Zeitpunkt der Ansprache: Wann? Jetzt?

In der digitalen Welt von heute muss alles immer „asap“ passieren. Aber auch hier stellt sich die Frage, ab wann wird es creepy mit den Maßnahmen, die ich durchführe? Beispiel: Ein bekannter Nutzer kommt
mal wieder auf die Seite, schaut sich um und verlässt diese wieder. Soweit, so standardmäßig. Nur wann ist der richtige Zeitpunkt den Nutzer bspw. per Push-Nachricht wieder auf die Seite zu holen? Eine Minute später, zehn Minuten oder 30 Minuten? Erstere Antwort wird in vielen Fällen dazu führen, dass der Kunde sich eventuell belästigt fühlt. Allerdings ist der Zeitpunkt, der wohl schwierigste Punkt der Personalisierung innerhalb der Customer Journey. Viele Kunden erwarten schon aus Gewohnheitsgründen, dass sie beim Betreten der Seite sofort alles sehen, was sie sich letztes Mal angeschaut haben. Anderen wieder ist dies oftmals zu offensiv. Hier ist wirklich gutes experimentieren gefragt, ab wann welche Maßnahmen im Marketing und auf der Seite für welchen Kunden wirklich in Frage kommen. Gerade im Marketing ist nicht nur der Zeitpunkt nach Kontakt mit dem Produkt wichtig, sondern auch die zeitliche Abfolge von Aktionen.

Wer? Wann? Warum?

Personalisierung kann wie anfänglich beschrieben im Kleinen anfangen indem man die richtige Ansprache und das richtige Thema innerhalb eines Newsletters für einen bestimmten Kunden wählt.

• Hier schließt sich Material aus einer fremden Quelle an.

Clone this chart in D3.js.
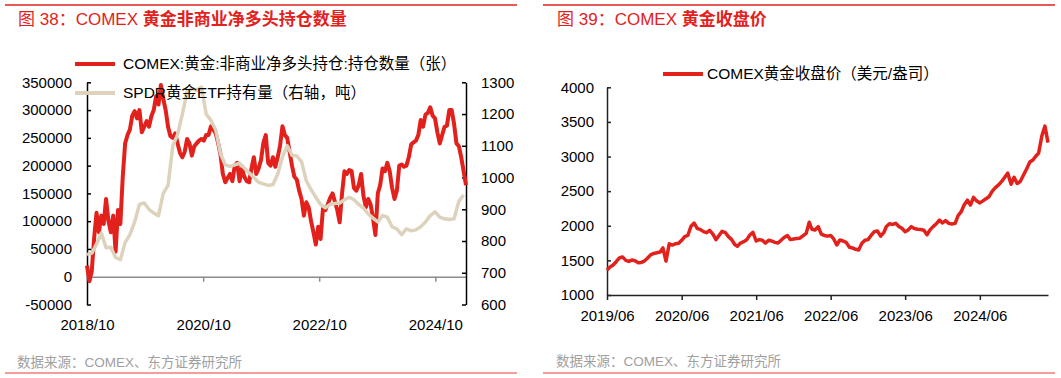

Wer sich danach weiter vorarbeiten möchte, sollte die besprochenen grundlegenden Fragen nicht vergessen, um eine konsistente Story zu erzählen:

  • Für wen mache ich das?
  • Warum gerade so?
  • Wann ist der richtige Zeitpunkt?

Wer diese Basisfragen vernünftig beantworten kann, wird auch den Kunden besser verstehen und sein Marketing und seine Seite auf dessen Bedürfnisse abstimmen und so mehr Erfolg haben.